There is strength to persevere and conquer evil with good after all. Not in human reason or human spirit or human brotherhood, not in the United States or European Union or United Nations, not in global democratic capitalism or transnational progressivism or the glory days of Islam, not in the world's strongest military or richest economy, not in the American dream of a free society or the sentimental fantasy of multiculturalism or the Islamist imposition of shariah, not in the nostalgia that remembers tragedies to cultivate national grudges, but only the dead and risen and anointed communion of saints whose head is Jesus Christ. "Worthy are you," the saints sing before Jesus' throne, "for you were slain and by your blood ransomed people for God from every tribe and tongue and people and nation, and have made them a kingdom and priests to our God, and they shall reign on earth" (Rev. 5:9-10). He is the hope of the world.


The Church is constantly on the edge of extinction because we bear God's peace. Times of stress tempt us to trade God's peace for a separate peace with God's adversaries. We will quit attacking hell's gates if hell will quit attacking ours. But Jesus did not predict that hell would not prevail against the gates of the Church. He predicted that the Church would prevail over the gates of hell (Matt. 16:18). That can only happen if the Church is outside its own gates. He commanded us to play offense, not defense. He told us to go in pursuit of peace (Matt. 5:23-24, Matt. 18:15). The edge of total extinction is also the edge of eternal life.

September 12 slowly and subtly shifted me to defense, back behind the gates. Playing that way slowly and subtly killed me. I had abandoned the strategy that sent Jesus to the cross and so secured his victory for the strategy that scattered Jesus' disciples and sent them scurrying away from him to the worst three days of their lives. I sought self-preservation, and discovered there the greatest vulnerability. "Whoever would save his life will lose it, and whoever loses his life for my sake will find it" (Matt. 16:25-26).

As my doubts and objections festered, I realized I was refusing to give them the respect of a fair hearing. Finally I found a question that needed answering anyway — "How could a good God let such evil be done in his name?" — and went looking for an answer. To my mild surprise, I found that it was there after all. In fact it arose quite naturally, like a gift rather than an achievement. After that small mercy decided just to start taking every one of my issues to the gospel of God, not trying to force answers old or new out of it, not trying to believe or not to believe, but just seeing if they were there. They were. After my faith died and was buried, his grace — this time in the form of intellectual honesty — brought me out of hiding and raised my faith to new life. Let it never again appeal to any other power or wisdom (1 Cor. 1:18-30) but take up the cross and follow the one God alone defended (Matt. 16:24).

We have this treasure in earthen vessels, to show that the ultimate power belongs to God and not to us. We are afflicted in every way, but not crushed; perplexed, but not driven to despair; persecuted, but not forsaken; struck down, but not destroyed; always carrying in the body the death of Jesus, so that the life of Jesus may also be manifested in our bodies (2 Cor. 4:7-10).

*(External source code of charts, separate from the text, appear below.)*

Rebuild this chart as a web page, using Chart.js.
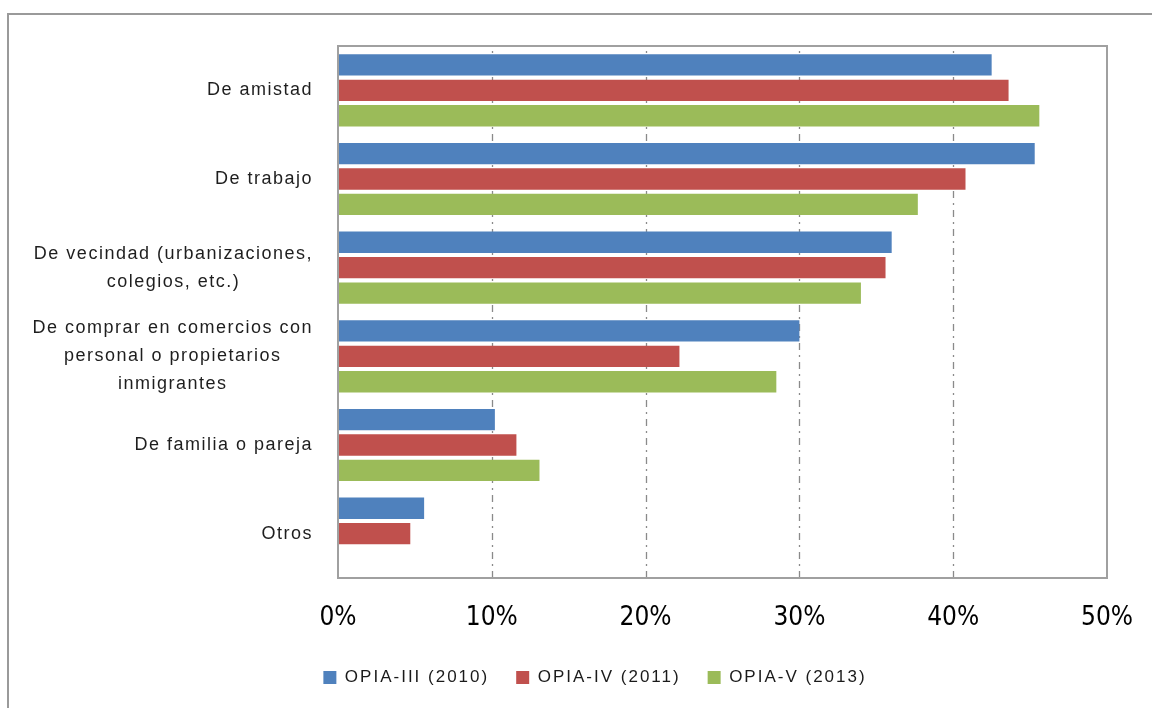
<!DOCTYPE html>
<html>
<head>
<meta charset="utf-8">
<script src="https://cdn.jsdelivr.net/npm/chart.js@4/dist/chart.umd.min.js"></script>
<style>
  html, body { margin: 0; padding: 0; background: #ffffff; }
  #wrap { width: 1152px; height: 708px; position: relative; }
</style>
</head>
<body>
<div id="wrap"><canvas id="c" width="1152" height="708"></canvas></div>
<script>
// Categories (multi-line labels as arrays of lines)
const categories = [
  'De amistad',
  'De trabajo',
  ['De vecindad (urbanizaciones,', 'colegios, etc.)'],
  ['De comprar en comercios con', 'personal o propietarios', 'inmigrantes'],
  'De familia o pareja',
  'Otros'
];

// Series (percent of respondents)
const seriesNames = ['OPIA-III (2010)', 'OPIA-IV (2011)', 'OPIA-V (2013)'];
const opia3 = [42.5, 45.3, 36.0, 30.0, 10.2, 5.6];
const opia4 = [43.6, 40.8, 35.6, 22.2, 11.6, 4.7];
const opia5 = [45.6, 37.7, 34.0, 28.5, 13.1, null];

// Axis ticks
const xTicks = [0, 10, 20, 30, 40, 50];

const colors = ['#4F81BD', '#C0504D', '#9BBB59'];

const LABEL_FONT = '"Liberation Sans", "DejaVu Sans", sans-serif';
const TICK_FONT = '"DejaVu Sans Condensed", "Liberation Sans Narrow", "Liberation Sans", sans-serif';

// Frame, gridlines, plot border and category labels
const decor = {
  id: 'decor',
  beforeUpdate(chart) { chart.ctx.letterSpacing = '2px'; },
  beforeDraw(chart) {
    const ctx = chart.ctx;
    ctx.letterSpacing = '2px';   // legend text is drawn with wide tracking
    ctx.save();
    ctx.strokeStyle = '#9a9a9a';
    ctx.lineWidth = 2;
    ctx.beginPath();
    ctx.moveTo(8, 708);
    ctx.lineTo(8, 14);
    ctx.lineTo(1152, 14);
    ctx.stroke();
    ctx.restore();
  },
  beforeDatasetsDraw(chart) {
    const ctx = chart.ctx, a = chart.chartArea, xs = chart.scales.x;
    ctx.save();
    ctx.strokeStyle = '#8a8a8a';
    ctx.lineWidth = 1.3;
    ctx.setLineDash([7, 5, 2, 5]);
    xs.ticks.forEach(t => {
      if (t.value <= xs.min || t.value >= xs.max) return;
      const px = Math.round(xs.getPixelForValue(t.value)) + 0.5;
      ctx.beginPath();
      ctx.moveTo(px, a.bottom);
      ctx.lineTo(px, a.top);
      ctx.stroke();
    });
    ctx.restore();
  },
  afterDatasetsDraw(chart) {
    const ctx = chart.ctx, a = chart.chartArea;
    ctx.letterSpacing = '0px';   // percentage ticks (z = 1) use normal tracking
    ctx.save();
    ctx.strokeStyle = '#a0a0a0';
    ctx.lineWidth = 2;
    ctx.strokeRect(a.left, a.top, a.right - a.left, a.bottom - a.top);
    ctx.restore();

    // category labels: block right-aligned, lines centred within the block
    const ys = chart.scales.y;
    ctx.save();
    ctx.font = '18px ' + LABEL_FONT;
    ctx.letterSpacing = '1.5px';
    ctx.fillStyle = '#1e1e1e';
    ctx.textAlign = 'center';
    ctx.textBaseline = 'middle';
    categories.forEach((lab, i) => {
      const lines = Array.isArray(lab) ? lab : [lab];
      const w = Math.max(...lines.map(l => ctx.measureText(l).width));
      const cx = a.left - 25 - w / 2;
      const cy = ys.getPixelForValue(i);
      lines.forEach((l, j) => {
        ctx.fillText(l, cx, cy + (j - (lines.length - 1) / 2) * 28);
      });
    });
    ctx.restore();
  }
};

new Chart(document.getElementById('c'), {
  type: 'bar',
  data: {
    labels: categories,
    datasets: [opia3, opia4, opia5].map((d, i) => ({
      label: seriesNames[i],
      data: d,
      backgroundColor: colors[i],
      borderWidth: 0,
      categoryPercentage: 0.86,
      barPercentage: 0.84
    }))
  },
  options: {
    indexAxis: 'y',
    responsive: false,
    animation: false,
    layout: { padding: { left: 83, top: 46, right: 45, bottom: 12 } },
    scales: {
      x: {
        min: 0, max: 50,
        afterBuildTicks(scale) { scale.ticks = xTicks.map(v => ({ value: v })); },
        afterFit(scale) {
          scale.height = 64;
          scale.paddingLeft = 0;
          scale.paddingRight = 0;
        },
        grid: { display: false, drawTicks: false },
        border: { display: false },
        ticks: {
          z: 1,
          padding: 25,
          color: '#000000',
          font: { size: 26, family: TICK_FONT },
          callback: v => v + '%'
        }
      },
      y: {
        afterFit(scale) { scale.width = 255; },
        grid: { display: false },
        border: { display: false },
        ticks: { display: false }
      }
    },
    plugins: {
      legend: {
        position: 'bottom',
        labels: {
          boxWidth: 13,
          boxHeight: 13,
          padding: 27,
          color: '#1a1a1a',
          font: { size: 17, family: LABEL_FONT }
        }
      },
      tooltip: { enabled: false }
    }
  },
  plugins: [decor]
});
</script>
</body>
</html>
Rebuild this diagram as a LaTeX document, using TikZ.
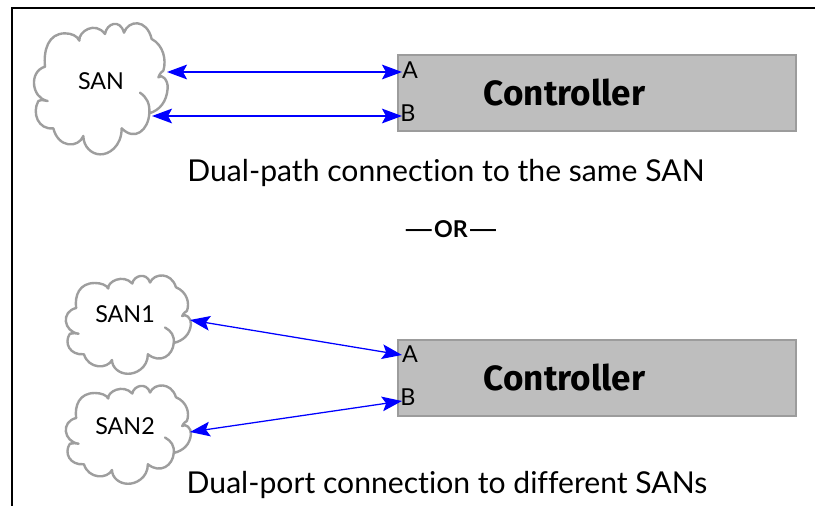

However September 11 or September 12 have traumatized you, whatever they have tempted or led you to do, if you take your eyes off the world's sins and your own survival and set your eyes on him, he can raise you too. Then he will put you to work with him achieving the impossible.

By his great mercy we have been born anew to a living hope through the resurrection of Jesus Christ from the dead, and to an inheritance which is imperishable, undefiled, and unfading, kept in heaven for you, who by God's power are guarded through faith for a salvation redy to be revealed in the last time. Rejoice in this, though now for a little while you may have to suffer various trials, so that the genuineness of your faith, more precious than gold which though perishable is tested by fire, may redound to praise and glory and honor at the revelation of Jesus Christ (1 Peter 1:3-7).

Whoever you are, peace be with you this September 11.